Evviva la classe operaia!

Si  sono scritti saggi e saggi per accertare se oggi, nel 2011, sia ancora corretto parlare di “classe operaia”. La maggior parte dei saggisti propende per il no e soffre o gode per questo approdo consono ad una generazione che aveva già scoperto la “fine della storia”. Invece è arrivata la smentita ed è arrivata da quella stessa fabbrica che con un suo sciopero aveva annunciato nel 1943 la sconfitta dei nazisti e la liberazione dell’Italia. Viene in particolare da quella “catena di montaggio di cui i segretari di commissione interna negli anni cinquanta, in barba a Vittorio Valletta, controllavano la velocità con una riga di gesso per terra. Operazione che, se scoperta, comportava l’immediato trasferimento da Mirafiori al capannone abbandonato dove venivano deportati tutti i “sovversivi:  comunisti italiani  che si chiamavano Piero Mollo, Michele Pugno o Vacchetta, tutti iscritti alla sezione di Santa Rita, giudicata “di sinistra” da un vetero comunista come Antonio Rosaio, l’uomo che aveva guidato il centro interno del P.C.I. dopo Giuseppe Berti. La classe operaia c’è hanno detto ed ha partecipato al 90 per cento al referendum voluto dal Berlusconi dell’economia (il richiamo a Berlusconi vale solo per ciò che riguarda la concezione del potere) e dal ministro Sacconi – che per ironia porta il titolo di ministro del Welfare – oltre il 90 per cento degli aventi diritto e la maggioranza ha votato no (sono andati in minoranza solo a causa del voto del seggio n. 5, riservato agli impiegati). Gli operai della Fiat non sono stati piegati dalla minaccia, folle ma reale ed avallata dai segretari di Cisl e Uil, di trasferimento della Fiat fuori dall’Italia: non sono stati piegati dalla resa di Fassino, D’Alema, Chiamparino, sindaco della Città che fu governata da Roveda e Celeste Negarville.

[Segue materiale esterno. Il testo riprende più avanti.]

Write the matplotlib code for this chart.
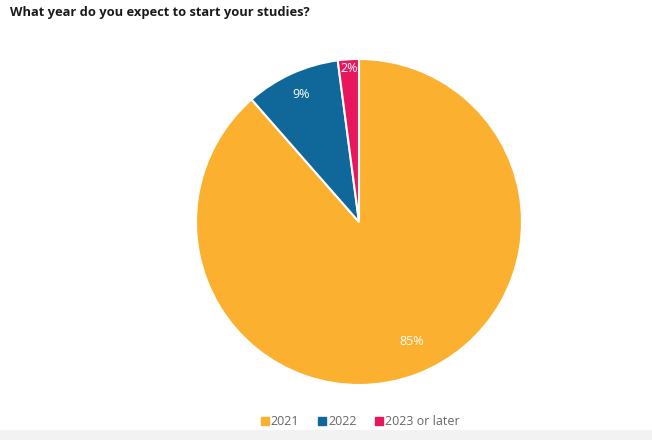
import numpy as np
import matplotlib
matplotlib.use("Agg")
import matplotlib.pyplot as plt
from matplotlib.patches import Rectangle
from matplotlib.lines import Line2D

plt.rcParams['font.family'] = ['Open Sans', 'DejaVu Sans']

# Data
categories = ["2021", "2022", "2023 or later"]
values = [85, 9, 2]
colors = ["#FBB030", "#106799", "#E8175D"]
label_dist = [0.80, 0.86, 0.945]

fig = plt.figure(figsize=(6.52, 4.40), dpi=100)
fig.patch.set_facecolor("white")

# light strip at the bottom
fig.patches.append(Rectangle((0, 0), 1, 10 / 440, transform=fig.transFigure,
                             facecolor="#f2f2f2", edgecolor="none", zorder=0))

ax = fig.add_axes([0.3006, 0.125, 0.5, 0.741])
wedges, _ = ax.pie(values, colors=colors, startangle=90, counterclock=False,
                   radius=1, wedgeprops=dict(edgecolor="white", linewidth=1.5))
ax.set_xlim(-1, 1)
ax.set_ylim(-1, 1)
ax.set_aspect("equal")

for w, v, d in zip(wedges, values, label_dist):
    ang = np.deg2rad((w.theta1 + w.theta2) / 2 + (3 if v == 85 else 0))
    ax.text(d * np.cos(ang), d * np.sin(ang), f"{v}%", color="white",
            ha="center", va="center", fontsize=9)

fig.text(0.015, 0.972, "What year do you expect to start your studies?",
         fontsize=9.3, fontweight="bold", color="#1a1a1a", ha="left", va="center")

handles = [Line2D([], [], marker="s", linestyle="none", markersize=5.5,
                  markerfacecolor=c, markeredgecolor=c) for c in colors]
fig.legend(handles, categories, loc="center", bbox_to_anchor=(0.552, 0.042),
           ncol=3, frameon=False, fontsize=9, labelcolor="#666666",
           handletextpad=0.1, columnspacing=1.4, handlelength=0.8)

fig.savefig("out.png", dpi=100)
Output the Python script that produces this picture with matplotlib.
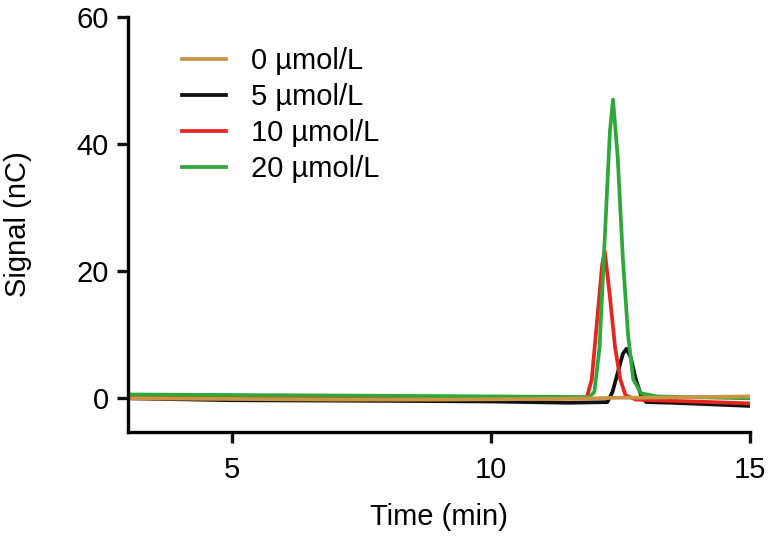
import matplotlib.pyplot as plt

plt.rcParams['font.family'] = ['Liberation Sans', 'DejaVu Sans']

labels = ['0 µmol/L', '5 µmol/L', '10 µmol/L', '20 µmol/L']
colors = ['#c99443', '#111111', '#e8241f', '#2fa83a']

t_0 = [3, 5, 7, 9, 11, 12, 12.5, 13, 14, 15]
y_0 = [0.0, -0.1, -0.2, -0.2, -0.1, 0.0, 0.1, 0.1, 0.2, 0.3]

t_5 = [3, 5, 8, 10, 11.5, 12.25, 12.35, 12.45, 12.55, 12.62, 12.7, 12.8, 12.9, 13.0, 13.5, 15]
y_5 = [0.0, -0.3, -0.4, -0.5, -0.7, -0.6, 1.0, 4.0, 7.0, 7.8, 6.5, 3.0, 0.5, -0.6, -0.7, -1.2]

t_10 = [3, 8, 11.5, 11.85, 11.95, 12.05, 12.15, 12.2, 12.3, 12.4, 12.5, 12.6, 12.8, 15]
y_10 = [0.2, 0.0, 0.0, 0.0, 3, 12, 21, 23.2, 16, 8, 3, 0.5, -0.2, -0.8]

t_20 = [3, 8, 11.9, 12.0, 12.1, 12.2, 12.3, 12.36, 12.45, 12.55, 12.65, 12.75, 12.9, 13.2, 15]
y_20 = [0.6, 0.4, 0.2, 1, 8, 25, 42, 47, 38, 22, 10, 3, 0.8, 0.3, 0.0]

fig = plt.figure(figsize=(7.73, 5.4), dpi=100)
ax = fig.add_axes([0.1656, 0.2, 0.8044, 0.7685])

lw = 2.7
h5, = ax.plot(t_5, y_5, color=colors[1], lw=lw, label=labels[1])
h10, = ax.plot(t_10, y_10, color=colors[2], lw=lw, label=labels[2])
h20, = ax.plot(t_20, y_20, color=colors[3], lw=lw, label=labels[3])
h0, = ax.plot(t_0, y_0, color=colors[0], lw=lw, label=labels[0])

ax.set_xlim(3, 15)
ax.set_ylim(-5.3, 60)
ax.set_xticks([5, 10, 15])
ax.set_yticks([0, 20, 40, 60])
for s in ['top', 'right']:
    ax.spines[s].set_visible(False)
for s in ['left', 'bottom']:
    ax.spines[s].set_linewidth(2.4)
ax.tick_params(width=2.4, length=8, labelsize=21, color='#111111')
ax.tick_params(axis='x', pad=9)
ax.tick_params(axis='y', pad=6)
ax.set_xlabel('Time (min)', fontsize=21)
ax.set_ylabel('Signal (nC)', fontsize=21)
ax.xaxis.set_label_coords(0.5, -0.171)
ax.yaxis.set_label_coords(-0.155, 0.5)

ax.legend(handles=[h0, h5, h10, h20], loc='upper left', bbox_to_anchor=(0.045, 0.99),
          frameon=False, fontsize=21, handlelength=1.5, handletextpad=0.86,
          labelspacing=0.27)

fig.savefig('out.png', dpi=100)
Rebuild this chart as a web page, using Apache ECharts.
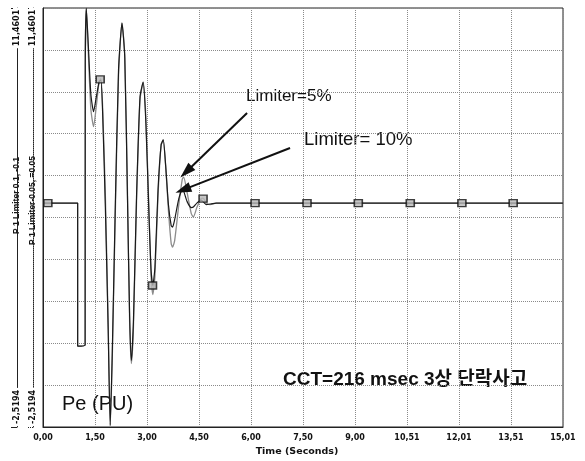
<!DOCTYPE html>
<html>
<head>
<meta charset="utf-8">
<script src="https://cdn.jsdelivr.net/npm/echarts@6/dist/echarts.min.js"></script>
<style>
  html, body { margin: 0; padding: 0; background: #fff; }
  #chart { width: 585px; height: 461px; }
</style>
</head>
<body>
<div id="chart"></div>
<script>
  // time axis (s) shared by both traces
  var time = [0.00, 1.00, 1.00, 1.216, 1.22, 1.25, 1.30, 1.38, 1.46, 1.54, 1.62, 1.67, 1.72, 1.80, 1.88, 1.94,
    2.00, 2.08, 2.18, 2.28, 2.36, 2.44, 2.50, 2.55, 2.61, 2.70, 2.80, 2.89, 2.97, 3.06, 3.12, 3.17, 3.23,
    3.32, 3.41, 3.47, 3.54, 3.62, 3.70, 3.74, 3.80, 3.92, 4.02, 4.06, 4.16, 4.28, 4.34, 4.44, 4.56, 4.62,
    4.72, 4.82, 5.00, 15.008];
  // Pe (PU), limiter 0.1 / -0.1
  var limiter10 = [4.95, 4.95, 0.18, 0.22, 9.60, 11.46, 10.40, 8.60, 8.00, 8.50, 9.00, 9.05, 8.00, 4.80, 0.80, -2.45,
    0.00, 4.50, 9.40, 10.96, 9.80, 5.00, 1.20, -0.30, 1.00, 5.20, 8.50, 8.99, 7.60, 4.50, 2.70, 2.20, 2.80,
    5.40, 6.90, 7.06, 6.20, 4.90, 4.20, 4.15, 4.40, 5.10, 5.39, 5.35, 5.00, 4.80, 4.82, 4.95, 5.05, 5.00,
    4.90, 4.92, 4.95, 4.95];
  // Pe (PU), limiter 0.05 / -0.05
  var limiter05 = [4.95, 4.95, 0.18, 0.22, 9.60, 11.46, 10.20, 8.10, 7.50, 8.20, 9.00, 9.10, 8.20, 5.20, 1.00, -2.50,
    -0.20, 4.20, 9.20, 10.96, 9.90, 5.20, 1.00, -0.40, 0.80, 5.00, 8.40, 8.99, 7.80, 4.60, 2.50, 1.90, 2.50,
    5.20, 6.90, 7.06, 6.20, 4.70, 3.60, 3.48, 3.70, 4.90, 5.75, 5.82, 5.30, 4.60, 4.49, 4.80, 5.10, 5.12,
    4.95, 4.90, 4.95, 4.95];
  var markerTime = [0.14, 1.65, 3.16, 4.62, 6.12, 7.62, 9.10, 10.60, 12.09, 13.57];
  var markerValue = [4.95, 9.08, 2.20, 5.10, 4.95, 4.95, 4.95, 4.95, 4.95, 4.95];
  var xTickLabels = ['0,00', '1,50', '3,00', '4,50', '6,00', '7,50', '9,00', '10,51', '12,01', '13,51', '15,01'];
  var yTickLabels = ['-2,5194', '11,4601'];
  var arrowFrom = [[5.89, 7.96], [7.13, 6.79]];
  var arrowTo = [[4.13, 5.99], [4.04, 5.39]];

  var xMax = 15.008;
  var xStep = 1.5008;
  var yMin = -2.5194;
  var yMax = 11.4601;

  function pairs(vals) {
    return time.map(function (t, i) { return [t, vals[i]]; });
  }

  var axisFont = 'DejaVu Sans';

  function sideAxis(name, offset, lineType, shift) {
    return {
      type: 'value',
      position: 'left',
      offset: offset,
      min: yMin,
      max: yMax,
      interval: yMax - yMin,
      name: '{s| }{t|' + name + '}',
      nameLocation: 'middle',
      nameRotate: 90,
      nameGap: 0,
      nameMoveOverlap: false,
      nameTextStyle: {
        verticalAlign: 'middle',
        rich: {
          t: { fontFamily: 'Liberation Sans', fontWeight: 'bold', fontSize: 8.5, color: '#111', backgroundColor: '#fff', padding: [0, 2] },
          s: { width: shift, fontSize: 8.5 }
        }
      },
      axisLine: { show: true, onZero: false, lineStyle: { color: '#222', width: 1, type: lineType } },
      axisTick: { show: true, length: 6, lineStyle: { color: '#222', type: lineType } },
      splitLine: { show: false },
      axisLabel: {
        show: true,
        rotate: 90,
        margin: 0,
        verticalAlign: 'middle',
        showMinLabel: true,
        showMaxLabel: true,
        formatter: function (v) {
          if (Math.abs(v - yMax) < 1e-6) return '{t|' + yTickLabels[1] + '}{s| }';
          if (Math.abs(v - yMin) < 1e-6) return '{s| }{t|' + yTickLabels[0] + '}';
          return '';
        },
        rich: {
          t: { fontFamily: axisFont, fontWeight: 'bold', fontSize: 8, color: '#111', backgroundColor: '#fff', padding: [0, 2] },
          s: { width: 40, fontSize: 8 }
        }
      }
    };
  }

  var chart = echarts.init(document.getElementById('chart'), null, { renderer: 'canvas' });

  chart.setOption({
    animation: false,
    backgroundColor: '#fff',
    grid: {
      left: 43, right: 22, top: 8, bottom: 34,
      outerBoundsMode: 'none',
      containLabel: false,
      show: true, borderColor: '#222', borderWidth: 1, backgroundColor: 'transparent'
    },
    xAxis: {
      type: 'value',
      min: 0,
      max: xMax,
      interval: xStep,
      name: 'Time (Seconds)',
      nameLocation: 'middle',
      nameGap: 18,
      nameTextStyle: { fontFamily: axisFont, fontWeight: 'bold', fontSize: 9.5, color: '#111', padding: [0, 12, 0, 0] },
      axisLine: { show: true, onZero: false, lineStyle: { color: '#222', width: 1 } },
      axisTick: { show: false },
      axisLabel: {
        margin: 7,
        fontFamily: axisFont, fontWeight: 'bold', fontSize: 8, color: '#111',
        showMaxLabel: true,
        formatter: function (v) { return xTickLabels[Math.round(v / xStep)] || ''; }
      },
      splitLine: { show: true, lineStyle: { color: '#8a8a8a', type: 'dotted', width: 1 } }
    },
    yAxis: [
      {
        type: 'value',
        position: 'left',
        min: yMin,
        max: yMax,
        interval: (yMax - yMin) / 10,
        axisLine: { show: true, onZero: false, lineStyle: { color: '#222', width: 1 } },
        axisTick: { show: false },
        axisLabel: { show: false },
        splitLine: { show: true, lineStyle: { color: '#8a8a8a', type: 'dotted', width: 1 } }
      },
      sideAxis('P 1 Limiter 0.1, -0.1', 26, 'solid', 44),
      sideAxis('P 1 Limiter-0.05, =0.05', 10, 'dotted', 34)
    ],
    series: [
      {
        name: 'P 1 Limiter-0.05, =0.05',
        type: 'line',
        data: pairs(limiter05),
        showSymbol: false,
        smooth: 0.2,
        lineStyle: { color: '#8c8c8c', width: 1.3 },
        z: 2
      },
      {
        name: 'P 1 Limiter 0.1, -0.1',
        type: 'line',
        data: pairs(limiter10),
        showSymbol: false,
        smooth: 0.2,
        lineStyle: { color: '#1a1a1a', width: 1.2 },
        z: 3,
        markLine: {
          silent: true,
          symbol: ['none', 'triangle'],
          symbolSize: [10, 16],
          label: { show: false },
          lineStyle: { color: '#111', width: 2, type: 'solid' },
          data: arrowFrom.map(function (p, i) {
            return [{ coord: p }, { coord: arrowTo[i] }];
          })
        }
      },
      {
        type: 'scatter',
        data: markerTime.map(function (t, i) { return [t, markerValue[i]]; }),
        symbol: 'rect',
        symbolSize: [8, 7],
        itemStyle: { color: '#b8b8b8', borderColor: '#111', borderWidth: 1.5 },
        z: 4
      }
    ],
    graphic: [
      { type: 'text', left: 246, top: 88, style: { text: 'Limiter=5%', font: '17px "Liberation Sans"', fill: '#111' } },
      { type: 'text', left: 304, top: 130, style: { text: 'Limiter= 10%', font: '18.5px "Liberation Sans"', fill: '#111' } },
      { type: 'text', left: 283, top: 370, style: { text: 'CCT=216 msec 3상 단락사고', font: 'bold 19px "Liberation Sans", "Noto Sans CJK KR"', fill: '#111' } },
      { type: 'text', left: 62, top: 394, style: { text: 'Pe (PU)', font: '20px "Liberation Sans"', fill: '#111' } }
    ]
  });
</script>
</body>
</html>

Abbiamo tutti plaudito alla lotta democratica degli studenti. Possiamo e dobbiamo, a maggiore ragione, dato il grado di rischio che il no a Marchionne comportava, plaudire agli operai di Mirafiori e al sindacato – la FIOM – che li ha guidati con saggia fermezza e dignità e formulare sinceri ringraziamenti per la sicurezza che ci dà il no da essi consegnato alle urne e che non è solo un no all’innovazione concepita come distruzione di tutti i contropoteri su cui poggiano libertà e democrazia ma è anche un no alla sostituzione dell’egoistico io al “noi” con cui eravamo stati educati da chi nel 1945 affermava che “la socializzazione della politica è assai più importante della socializzazione dell’economia” (Palmiro Togliatti, agosto 1945).
Un ringraziamento particolare a tutti gli operai della catena di montaggio di Mirafiori che hanno votato, anche ufficialmente, in maggioranza, no. Ci auguriamo che una nuova edizione della Varsavianka li ricordi nel canto allo stesso modo in cui sono stati ricordati e celebrati in Europa, lungo cento anni, i protagonisti di altre lotte per la libertà.